### Exercise objective
Every line of the material is to be quoted verbatim, minus the pictures.

--- START ---

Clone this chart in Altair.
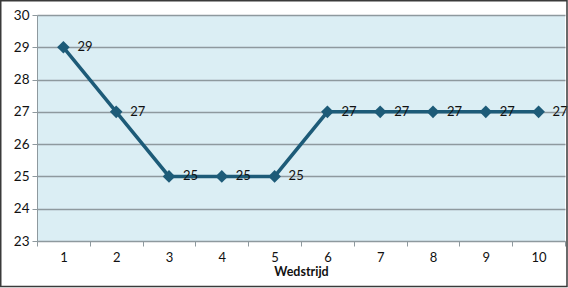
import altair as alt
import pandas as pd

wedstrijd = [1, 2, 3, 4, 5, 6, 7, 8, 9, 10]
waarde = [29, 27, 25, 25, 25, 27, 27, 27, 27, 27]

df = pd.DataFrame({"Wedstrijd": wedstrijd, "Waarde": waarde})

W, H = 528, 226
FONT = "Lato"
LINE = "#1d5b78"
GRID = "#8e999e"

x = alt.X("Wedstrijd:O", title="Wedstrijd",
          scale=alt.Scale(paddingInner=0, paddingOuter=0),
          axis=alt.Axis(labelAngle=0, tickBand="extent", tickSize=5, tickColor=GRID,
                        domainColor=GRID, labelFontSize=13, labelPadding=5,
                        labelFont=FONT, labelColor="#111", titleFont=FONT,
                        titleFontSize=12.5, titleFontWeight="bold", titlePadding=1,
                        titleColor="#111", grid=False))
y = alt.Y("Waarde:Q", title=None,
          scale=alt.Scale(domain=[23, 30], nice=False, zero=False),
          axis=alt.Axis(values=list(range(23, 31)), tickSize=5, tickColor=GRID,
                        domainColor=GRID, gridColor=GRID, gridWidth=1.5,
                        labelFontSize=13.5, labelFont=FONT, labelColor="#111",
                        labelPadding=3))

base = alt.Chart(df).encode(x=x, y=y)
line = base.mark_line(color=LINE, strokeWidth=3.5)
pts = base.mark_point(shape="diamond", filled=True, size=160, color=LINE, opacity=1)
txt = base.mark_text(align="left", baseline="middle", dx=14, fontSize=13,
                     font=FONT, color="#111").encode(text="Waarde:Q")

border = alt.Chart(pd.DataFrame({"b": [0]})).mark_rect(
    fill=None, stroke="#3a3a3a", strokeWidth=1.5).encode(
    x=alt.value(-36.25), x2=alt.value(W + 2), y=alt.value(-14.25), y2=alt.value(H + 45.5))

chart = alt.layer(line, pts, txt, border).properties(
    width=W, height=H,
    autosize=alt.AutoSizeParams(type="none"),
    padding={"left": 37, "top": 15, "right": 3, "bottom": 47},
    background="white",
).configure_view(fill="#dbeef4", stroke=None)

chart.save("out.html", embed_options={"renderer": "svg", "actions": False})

--- END ---

### Task solution
Clone this chart in Altair.
import altair as alt
import pandas as pd

wedstrijd = [1, 2, 3, 4, 5, 6, 7, 8, 9, 10]
waarde = [29, 27, 25, 25, 25, 27, 27, 27, 27, 27]

df = pd.DataFrame({"Wedstrijd": wedstrijd, "Waarde": waarde})

W, H = 528, 226
FONT = "Lato"
LINE = "#1d5b78"
GRID = "#8e999e"

x = alt.X("Wedstrijd:O", title="Wedstrijd",
          scale=alt.Scale(paddingInner=0, paddingOuter=0),
          axis=alt.Axis(labelAngle=0, tickBand="extent", tickSize=5, tickColor=GRID,
                        domainColor=GRID, labelFontSize=13, labelPadding=5,
                        labelFont=FONT, labelColor="#111", titleFont=FONT,
                        titleFontSize=12.5, titleFontWeight="bold", titlePadding=1,
                        titleColor="#111", grid=False))
y = alt.Y("Waarde:Q", title=None,
          scale=alt.Scale(domain=[23, 30], nice=False, zero=False),
          axis=alt.Axis(values=list(range(23, 31)), tickSize=5, tickColor=GRID,
                        domainColor=GRID, gridColor=GRID, gridWidth=1.5,
                        labelFontSize=13.5, labelFont=FONT, labelColor="#111",
                        labelPadding=3))

base = alt.Chart(df).encode(x=x, y=y)
line = base.mark_line(color=LINE, strokeWidth=3.5)
pts = base.mark_point(shape="diamond", filled=True, size=160, color=LINE, opacity=1)
txt = base.mark_text(align="left", baseline="middle", dx=14, fontSize=13,
                     font=FONT, color="#111").encode(text="Waarde:Q")

border = alt.Chart(pd.DataFrame({"b": [0]})).mark_rect(
    fill=None, stroke="#3a3a3a", strokeWidth=1.5).encode(
    x=alt.value(-36.25), x2=alt.value(W + 2), y=alt.value(-14.25), y2=alt.value(H + 45.5))

chart = alt.layer(line, pts, txt, border).properties(
    width=W, height=H,
    autosize=alt.AutoSizeParams(type="none"),
    padding={"left": 37, "top": 15, "right": 3, "bottom": 47},
    background="white",
).configure_view(fill="#dbeef4", stroke=None)

chart.save("out.html", embed_options={"renderer": "svg", "actions": False})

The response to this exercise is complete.